The aim of this project is to design a computational toolbox for the Adaptive Surrogate Modelling & Optimisation (ASMO) of problems described by data, where surrogate model refers to both meta-models and data-driven models. In the former case, they are emulators of other models whilst in the latter they can be viewed as surrogates for unknown mechanistic models. Thus, the ASMO toolbox would receive input data −either experimental or synthetic via High Fidelity (HF) models− and return meaningful optimal response(s).
While the ASMO toolbox may be applied to an unlimited number of real-world problems, the focus in this project will be on “optimal design” and “decision-making” within a comprehensive spectrum of applications spanning disciplines such as operational research; aerospace and civil materials and structures; automotive powertrains; and electrical engineering. In particular, we are interested in the following specific objectives:
- Surrogate-based optimal design of civil and aerospace structures composed of complex engineering materials (e.g. composites, concrete, wood, soil) initially modelled using classical and multi-scale methods.

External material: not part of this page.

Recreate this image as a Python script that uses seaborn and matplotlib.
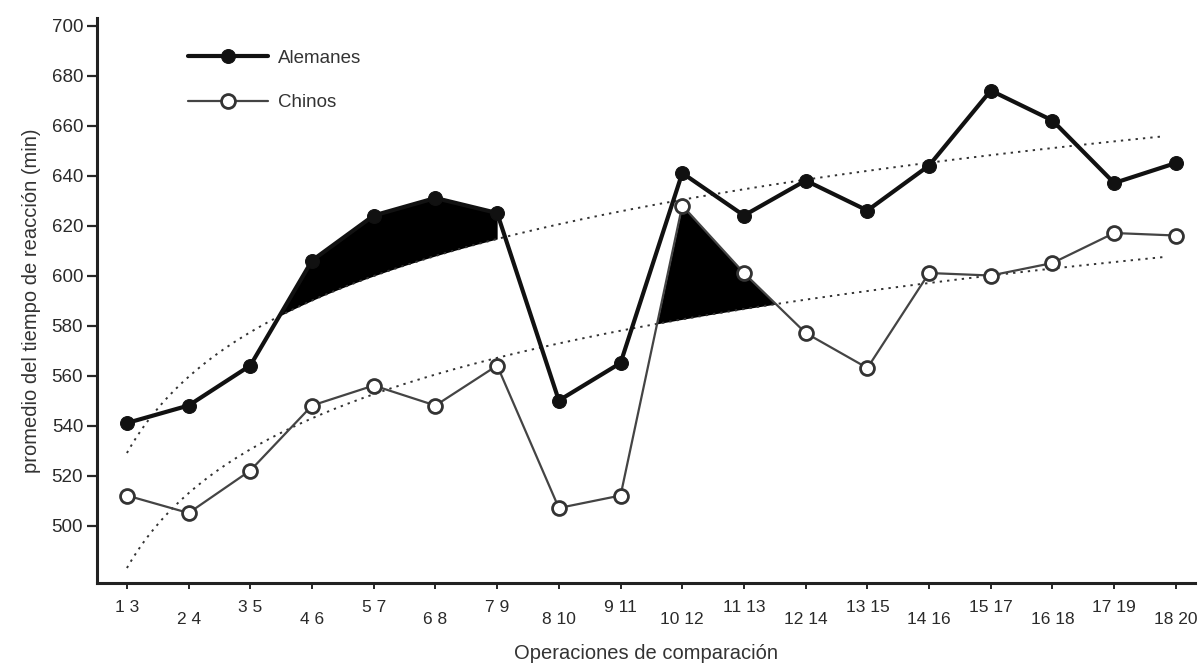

- Optimal design of FRP-reinforced concrete beams from experimental data as well as from computationally intensive numerical models.
- Data-driven modelling and optimisation in soil mechanics.
- Optimal Management of Waterflooding in Petroleum Fields.
- Decision-making in smart manufacturing.
- Surrogate-assisted optimal design of power converters.
- Best aircraft engine-frame matching.
Optimum management of Waterflooding in Petroleum Fields
- High Fidelity (HF) Commercial Simulator (at Universidade Federal de Pernambuco, Brazil) used to simulate oil extraction from petroleum reservoir via waterflooding.
- Latin Centroidal Voronoid Tesselation DoE used to train Kriging model offline.
- Particle Swarm Algorithm used to find optimum of surrogate model.
- Adaptive Constraint-Handling Techique.
Best Aircraft Engine-Frame Mathching
AVAILab actively participated in the InnovateUK & KTN Uncertainty Quantification & Management (UQ&M) Study Group with Industry in Liverpool 2017, leading the Set-Based & Multi-Objective Design work-package of a problem presented by Airbus titled “Climb-Cruise Engine Matching – An Optimisation Approach“. The latter involved Surrogate Modelling, Uncertainty Propagation, and Chance-Constrained Set-Based and Multi-Objective Optimal Design of Airframe-Engine Matching aiming for minimum noise, fuel consumption, and gaseous emissions.